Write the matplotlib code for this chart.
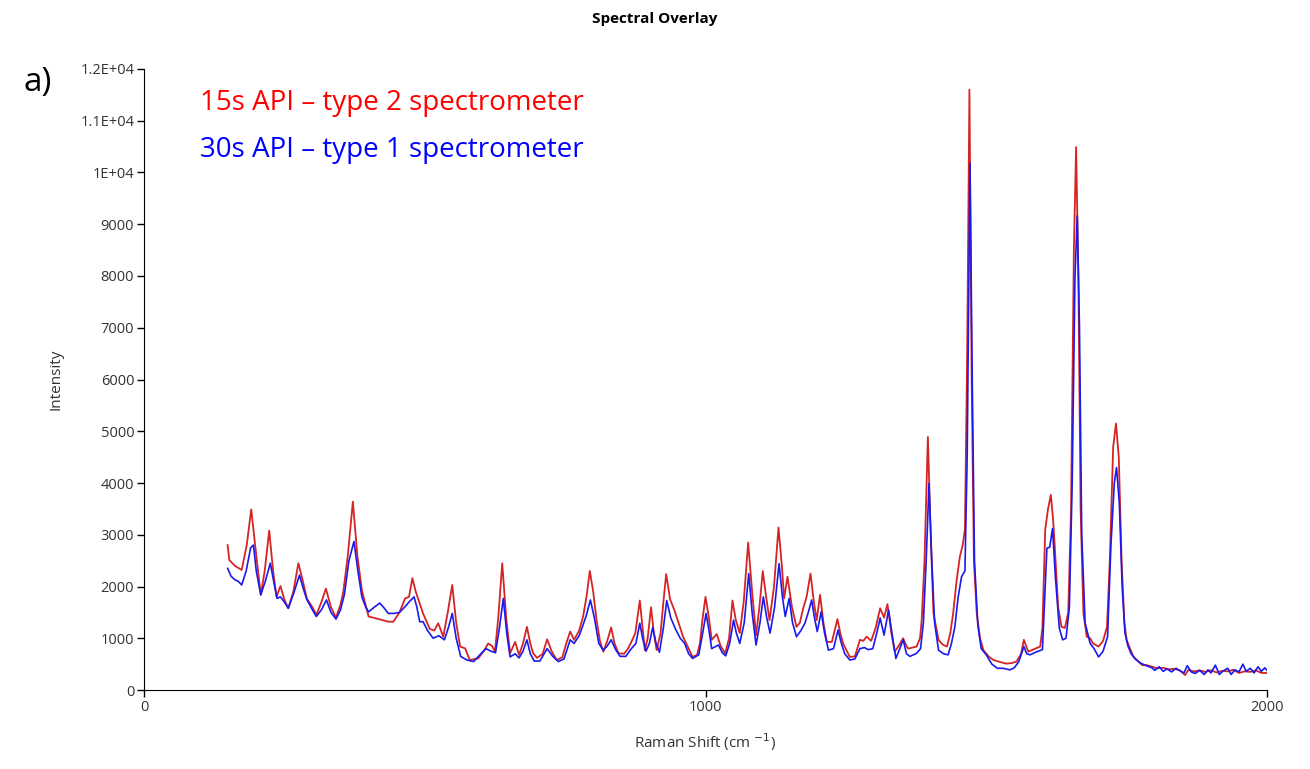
import matplotlib
matplotlib.use("Agg")
import matplotlib.pyplot as plt

# spectrum 1 (red) : 15s API, type 2 spectrometer
red_x = [149, 152, 162, 174, 183, 191, 200, 208, 215, 223, 230, 236, 243, 250, 257, 266, 275, 282, 290, 300,
         307, 316, 324, 333, 342, 350, 355, 363, 372, 380, 388, 400, 415, 425, 435, 444, 455, 465, 472, 478,
         484, 489, 497, 509, 517, 524, 533, 541, 549, 556, 563, 572, 580, 595, 605, 613, 620, 625, 631, 638,
         645, 652, 661, 668, 675, 682, 688, 693, 700, 710, 718, 726, 735, 745, 752, 759, 766, 775, 782, 788,
         794, 800, 806, 812, 818, 825, 832, 838, 845, 855, 862, 868, 875, 883, 888, 892, 897, 903, 908, 913,
         920, 925, 930, 937, 944, 952, 960, 970, 977, 985, 990, 995, 1000, 1006, 1011, 1020, 1027, 1035, 1042, 1048,
         1054, 1061, 1068, 1076, 1083, 1090, 1096, 1102, 1108, 1114, 1122, 1130, 1136, 1140, 1146, 1154, 1162, 1168, 1174, 1180,
         1187, 1193, 1198, 1204, 1210, 1216, 1225, 1235, 1240, 1245, 1257, 1266, 1275, 1281, 1287, 1295, 1303, 1311, 1318, 1324,
         1331, 1337, 1345, 1352, 1357, 1361, 1376, 1382, 1385, 1390, 1396, 1401, 1406, 1415, 1422, 1430, 1436, 1441, 1447, 1453,
         1458, 1462, 1466, 1470, 1474, 1478, 1483, 1489, 1495, 1505, 1513, 1525, 1536, 1545, 1554, 1562, 1567, 1571, 1575, 1585,
         1596, 1600, 1605, 1610, 1615, 1619, 1622, 1628, 1634, 1640, 1646, 1651, 1656, 1660, 1664, 1668, 1673, 1679, 1685, 1690,
         1700, 1708, 1715, 1720, 1726, 1731, 1736, 1741, 1746, 1750, 1756, 1762, 1770, 1778, 1786, 1795, 1805, 1815, 1825, 1835,
         1845, 1854, 1860, 1870, 1880, 1890, 1900, 1910, 1920, 1930, 1940, 1950, 1960, 1970, 1980, 1990, 2000]
red_y = [2800, 2510, 2400, 2320, 2800, 3490, 2600, 1840, 2300, 3080, 2300, 1800, 2010, 1750, 1580, 1900, 2450, 2150, 1770, 1600,
         1450, 1700, 1960, 1600, 1400, 1650, 1900, 2600, 3640, 2600, 1930, 1420, 1380, 1350, 1320, 1320, 1500, 1770, 1800, 2160,
         1900, 1740, 1480, 1180, 1150, 1290, 1030, 1500, 2030, 1300, 840, 805, 580, 610, 750, 900, 850, 740, 1400, 2450,
         1400, 710, 930, 680, 900, 1220, 900, 710, 620, 700, 980, 750, 580, 630, 900, 1130, 970, 1150, 1420, 1800,
         2300, 1900, 1350, 950, 740, 950, 1210, 900, 710, 700, 800, 930, 1100, 1730, 1200, 770, 1000, 1600, 1100, 770,
         1100, 1700, 2240, 1750, 1560, 1300, 1030, 800, 640, 680, 900, 1400, 1800, 1400, 970, 1080, 850, 710, 1000, 1730,
         1350, 1100, 1700, 2850, 1900, 1060, 1600, 2300, 1800, 1350, 2000, 3140, 2400, 1770, 2190, 1600, 1220, 1300, 1580, 1800,
         2250, 1700, 1350, 1840, 1300, 930, 930, 1370, 1100, 900, 640, 650, 970, 950, 1030, 950, 1200, 1580, 1400, 1660,
         1100, 740, 870, 1000, 870, 800, 840, 1000, 1350, 2500, 4890, 3000, 1480, 970, 880, 840, 1100, 1480, 2100, 2580,
         2800, 3100, 6500, 11600, 6000, 2500, 1480, 1000, 770, 640, 580, 540, 510, 520, 550, 700, 970, 850, 740, 790,
         840, 1200, 3100, 3500, 3770, 3300, 2770, 1600, 1220, 1200, 1500, 3500, 8500, 10490, 8000, 3500, 1480, 1030, 1000, 900,
         840, 950, 1220, 2500, 4700, 5150, 4500, 2500, 1300, 970, 800, 650, 560, 480, 480, 450, 420, 430, 400, 410,
         380, 290, 390, 360, 380, 350, 380, 340, 370, 360, 390, 330, 360, 350, 380, 330, 330]

# spectrum 2 (blue) : 30s API, type 1 spectrometer
blue_x = [149, 155, 162, 168, 174, 182, 190, 195, 200, 208, 216, 225, 231, 237, 243, 250, 257, 266, 277, 284,
          290, 300, 307, 316, 325, 333, 342, 350, 357, 365, 374, 381, 388, 395, 400, 410, 420, 428, 435, 445,
          455, 465, 472, 481, 486, 491, 497, 505, 515, 525, 535, 542, 549, 556, 564, 575, 587, 600, 609, 618,
          626, 633, 640, 646, 652, 661, 668, 675, 682, 688, 695, 705, 718, 728, 738, 748, 759, 766, 775, 782,
          788, 795, 802, 810, 818, 825, 832, 840, 848, 858, 868, 876, 883, 888, 894, 900, 906, 912, 918, 925,
          931, 938, 946, 955, 963, 970, 977, 988, 995, 1001, 1007, 1011, 1023, 1030, 1036, 1043, 1050, 1055, 1061, 1069,
          1077, 1083, 1090, 1097, 1103, 1109, 1115, 1123, 1131, 1137, 1142, 1149, 1155, 1162, 1170, 1177, 1183, 1189, 1194, 1199,
          1206, 1212, 1219, 1228, 1236, 1242, 1248, 1257, 1266, 1275, 1283, 1290, 1298, 1305, 1311, 1318, 1326, 1332, 1339, 1346,
          1352, 1358, 1364, 1376, 1383, 1388, 1393, 1398, 1403, 1408, 1415, 1424, 1432, 1438, 1444, 1450, 1456, 1462, 1466, 1471,
          1475, 1479, 1485, 1491, 1500, 1510, 1520, 1530, 1542, 1550, 1558, 1567, 1572, 1578, 1590, 1600, 1605, 1608, 1613, 1618,
          1623, 1630, 1636, 1642, 1648, 1653, 1658, 1662, 1666, 1670, 1676, 1685, 1692, 1700, 1708, 1716, 1722, 1728, 1732, 1737,
          1742, 1747, 1752, 1758, 1765, 1775, 1785, 1795, 1800, 1808, 1815, 1822, 1830, 1838, 1845, 1852, 1858, 1865, 1872, 1880,
          1888, 1895, 1900, 1908, 1915, 1922, 1930, 1936, 1943, 1950, 1957, 1963, 1970, 1977, 1984, 1990, 1996, 2000]
blue_y = [2350, 2200, 2130, 2100, 2030, 2300, 2750, 2800, 2300, 1840, 2100, 2450, 2100, 1770, 1800, 1700, 1580, 1850, 2220, 1950,
          1750, 1550, 1420, 1550, 1740, 1500, 1370, 1550, 1850, 2500, 2870, 2300, 1800, 1600, 1510, 1600, 1680, 1580, 1480, 1480,
          1500, 1610, 1700, 1800, 1600, 1320, 1320, 1150, 1000, 1050, 970, 1200, 1480, 1000, 650, 580, 550, 700, 800, 750,
          720, 1200, 1770, 1100, 640, 700, 620, 750, 970, 700, 560, 560, 800, 650, 550, 600, 970, 900, 1050, 1260,
          1450, 1740, 1400, 900, 770, 850, 970, 780, 650, 650, 800, 900, 1290, 1000, 750, 900, 1210, 900, 730, 1200,
          1730, 1400, 1190, 1000, 900, 700, 610, 680, 1100, 1480, 1100, 800, 870, 720, 660, 900, 1350, 1100, 900, 1300,
          2250, 1500, 870, 1300, 1800, 1400, 1100, 1600, 2440, 1800, 1420, 1770, 1300, 1030, 1150, 1290, 1500, 1740, 1400, 1130,
          1510, 1100, 770, 800, 1160, 900, 700, 580, 600, 800, 820, 780, 800, 1100, 1390, 1060, 1550, 1100, 610, 800,
          970, 700, 650, 710, 800, 1300, 2500, 3990, 2500, 1300, 770, 700, 680, 900, 1220, 1800, 2190, 2300, 4500, 10180,
          6000, 2500, 1250, 800, 680, 500, 420, 420, 390, 430, 550, 840, 700, 680, 740, 780, 2000, 2740, 2760, 3120,
          2200, 1200, 970, 1000, 1600, 4000, 8000, 9160, 7000, 3000, 1300, 900, 800, 640, 750, 1030, 2800, 4000, 4300, 3600,
          2000, 1100, 860, 700, 600, 520, 470, 430, 380, 450, 360, 410, 350, 420, 370, 330, 470, 350, 320, 380,
          300, 390, 330, 480, 300, 370, 420, 300, 390, 350, 500, 360, 420, 330, 450, 360, 430, 380]

y_ticks = [0, 1000, 2000, 3000, 4000, 5000, 6000, 7000, 8000, 9000, 10000, 11000, 12000]
y_labels = ["0", "1000", "2000", "3000", "4000", "5000", "6000", "7000", "8000", "9000",
            "1E+04", "1.1E+04", "1.2E+04"]
x_ticks = [0, 1000, 2000]

plt.rcParams["font.family"] = ["Open Sans", "DejaVu Sans"]

fig = plt.figure(figsize=(13.1, 7.69), dpi=100)
ax = fig.add_axes([0.1099, 0.1027, 0.8573, 0.8076])

ax.plot(red_x, red_y, color="#d42424", lw=1.3)
ax.plot(blue_x, blue_y, color="#1a1aee", lw=1.2)

ax.set_xlim(0, 2000)
ax.set_ylim(0, 12000)
ax.set_yticks(y_ticks)
ax.set_yticklabels(y_labels)
ax.set_xticks(x_ticks)
ax.tick_params(direction="out", length=5, width=1, labelsize=10.5, labelcolor="#333333", pad=2)
for s in ["top", "right"]:
    ax.spines[s].set_visible(False)

ax.set_ylabel("Intensity", fontsize=11, color="#333333", labelpad=12)
ax.set_xlabel("Raman Shift (cm $^{-1}$)", fontsize=11, color="#333333", labelpad=12)

fig.text(0.5, 0.975, "Spectral Overlay", ha="center", va="center", fontsize=11, fontweight="bold")
fig.text(0.018, 0.893, "a)", ha="left", va="center", fontsize=24)

ax.text(0.05, 0.945, "15s API \u2013 type 2 spectrometer", transform=ax.transAxes,
        color="red", fontsize=20, va="center")
ax.text(0.05, 0.87, "30s API \u2013 type 1 spectrometer", transform=ax.transAxes,
        color="blue", fontsize=20, va="center")

fig.savefig("out.png", dpi=100)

□ □ □ □

(Exercise objective)
Only the lines from the top of the data through the line with "import matplotlib.pyplot as plt" should be quoted, exactly and with both ends kept; skip the pictures.

(Answer to the problem)
Write the matplotlib code for this chart.
import matplotlib
matplotlib.use("Agg")
import matplotlib.pyplot as plt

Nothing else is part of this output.